Heute an der Uni ist es wieder so. Je nach Fachbereich und Leute im Modul bzw im Seminar ist es immer das Gleiche. Es gibt immer diejenigen, denen vieles bis alles egal ist, die einfach nur ihre Ruhe wollen und ich gehöre immer noch dazu. Ich muss einfach nicht mit mehr Menschen interagieren als nötig.
Schwarze Fraktion & Closed Circle
Wahrscheinlich passt da einfach am besten der Spruch "Gleich und Gleich gesellt sich gern". Ich finde immer die Menschen, die die gleiche Einstellung wie ich haben und daraus resultiert eben der Closed Circle. Ob nun in der Schule, im Jugendclub oder in der Uni.
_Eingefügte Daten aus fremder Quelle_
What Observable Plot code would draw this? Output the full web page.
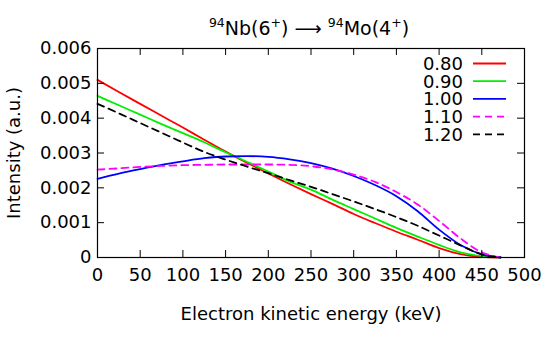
<!DOCTYPE html>
<html>
<head>
<meta charset="utf-8">
<script src="https://cdn.jsdelivr.net/npm/d3@7"></script>
<script src="https://cdn.jsdelivr.net/npm/@observablehq/plot@0.6"></script>
<style>
  html, body { margin: 0; padding: 0; background: #fff; }
  #chart svg { display: block; }
</style>
</head>
<body>
<div id="chart"></div>
<script>
// Electron kinetic energy (keV)
const energy = [0, 25, 50, 75, 100, 125, 150, 175, 200, 225, 250, 275, 300, 325, 350, 375, 400, 425, 450, 472];
// Intensity (a.u.) per series
const s080 = [0.00510, 0.00475, 0.00441, 0.00407, 0.00373, 0.00338, 0.00304, 0.00272, 0.00241, 0.00211, 0.00182, 0.00154, 0.00125, 0.00099, 0.00074, 0.00051, 0.00027, 0.00010, 0.00002, 0];
const s090 = [0.00464, 0.00437, 0.00410, 0.00383, 0.00357, 0.00331, 0.00302, 0.00275, 0.00247, 0.00218, 0.00195, 0.00166, 0.00139, 0.00112, 0.00085, 0.00060, 0.00036, 0.00015, 0.00004, 0];
const s100 = [0.00226, 0.00241, 0.00254, 0.00266, 0.00276, 0.00285, 0.00290, 0.00291, 0.00289, 0.00282, 0.00271, 0.00255, 0.00234, 0.00208, 0.00176, 0.00133, 0.00080, 0.00036, 0.00009, 0];
const s110 = [0.00252, 0.00256, 0.00260, 0.00263, 0.00265, 0.00266, 0.00267, 0.00267, 0.00267, 0.00266, 0.00262, 0.00253, 0.00238, 0.00217, 0.00188, 0.00152, 0.00105, 0.00055, 0.00015, 0];
const s120 = [0.00441, 0.00414, 0.00386, 0.00358, 0.00330, 0.00303, 0.00281, 0.00261, 0.00242, 0.00222, 0.00203, 0.00182, 0.00161, 0.00139, 0.00116, 0.00091, 0.00063, 0.00035, 0.00009, 0];

const seriesNames = ["0.80", "0.90", "1.00", "1.10", "1.20"];
const seriesValues = [s080, s090, s100, s110, s120];
const seriesColors = ["#ff0000", "#00ee00", "#0000ff", "#ff00ff", "#000000"];
const seriesDash = [null, null, null, "7,5", "7,5"];

const xTicks = [0, 50, 100, 150, 200, 250, 300, 350, 400, 450, 500];
const yTicks = [0, 0.001, 0.002, 0.003, 0.004, 0.005, 0.006];

const rows = [];
seriesNames.forEach((name, i) => {
  seriesValues[i].forEach((v, j) => rows.push({series: name, e: energy[j], v}));
});

const W = 544, H = 337;
const mL = 97, mR = 20, mT = 48, mB = 80;
const innerW = W - mL - mR, innerH = H - mT - mB;
const tickLen = 7;
const FONT = "'DejaVu Sans', sans-serif";
const FS = 18;

const lineMarks = seriesNames.map((name, i) =>
  Plot.line(rows.filter(d => d.series === name), {
    x: "e", y: "v", stroke: seriesColors[i], strokeWidth: 1.8,
    strokeDasharray: seriesDash[i], curve: "monotone-x"
  })
);

const chart = Plot.plot({
  width: W, height: H,
  marginLeft: mL, marginRight: mR, marginTop: mT, marginBottom: mB,
  style: {fontFamily: FONT, fontSize: FS + "px", color: "#000", background: "#fff"},
  x: {domain: [0, 500]},
  y: {domain: [0, 0.006]},
  marks: [
    ...lineMarks,
    // inward ticks on all four sides (mirrored)
    Plot.tickX(xTicks, {x: d => d, insetTop: innerH - tickLen, stroke: "#000", strokeWidth: 1}),
    Plot.tickX(xTicks, {x: d => d, insetBottom: innerH - tickLen, stroke: "#000", strokeWidth: 1}),
    Plot.tickY(yTicks, {y: d => d, insetRight: innerW - tickLen, stroke: "#000", strokeWidth: 1}),
    Plot.tickY(yTicks, {y: d => d, insetLeft: innerW - tickLen, stroke: "#000", strokeWidth: 1}),
    Plot.frame({stroke: "#000", strokeWidth: 1.2}),
    Plot.axisX({ticks: xTicks, tickSize: 0, tickPadding: 11, tickFormat: d => String(d), fontSize: FS,
      label: "Electron kinetic energy (keV)", labelAnchor: "center", labelArrow: "none", labelOffset: 62}),
    Plot.axisY({ticks: yTicks, tickSize: 0, tickPadding: 6, tickFormat: d => d === 0 ? "0" : d.toFixed(3), fontSize: FS,
      label: "Intensity (a.u.)", labelAnchor: "center", labelArrow: "none", labelOffset: 90})
  ]
});

document.getElementById("chart").appendChild(chart);

const svg = d3.select(chart);

// Title with superscripts
const TFS = 19, SFS = 12.5, SUP = 8;
const title = svg.append("text")
  .attr("x", 309).attr("y", 35)
  .attr("text-anchor", "middle")
  .attr("font-family", FONT)
  .attr("font-size", TFS)
  .attr("fill", "#000");
const parts = [["94", true], ["Nb(6", false], ["+", true], [") \u27F6 ", false], ["94", true], ["Mo(4", false], ["+", true], [")", false]];
parts.forEach(([t, sup], i) => {
  const prevSup = i > 0 && parts[i - 1][1];
  let dy = 0;
  if (sup && !prevSup) dy = -SUP;
  else if (!sup && prevSup) dy = SUP;
  const ts = title.append("tspan").text(t).attr("dy", dy);
  if (sup) ts.attr("font-size", SFS);
});

// Legend (top-right inside the frame)
const legend = svg.append("g").attr("font-family", FONT).attr("font-size", FS);
seriesNames.forEach((name, i) => {
  const cy = 63.5 + i * 17.7;
  legend.append("text").attr("x", 463).attr("y", cy).attr("dy", "0.36em")
    .attr("text-anchor", "end").attr("fill", "#000").text(name);
  legend.append("line").attr("x1", 473).attr("x2", 506).attr("y1", cy).attr("y2", cy)
    .attr("stroke", seriesColors[i]).attr("stroke-width", 1.8)
    .attr("stroke-dasharray", seriesDash[i] || null);
});
</script>
</body>
</html>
Ich brauche diese Menschen sehr, sie geben mir ein Gefühl der Sicherheit. Daher will ich, mal wieder, mit einer Danksagung schließen, dieses Mal an alle, die mich durch mein leben begleitet haben:
Dank an:
Andrea, Willy, Henny, Eileen, Felix, Micha, Punka, Knecht, Sandor, Nisi, Tinky, Isi, Marja, Kerstin, Haik, Anja, Markus, Flexe.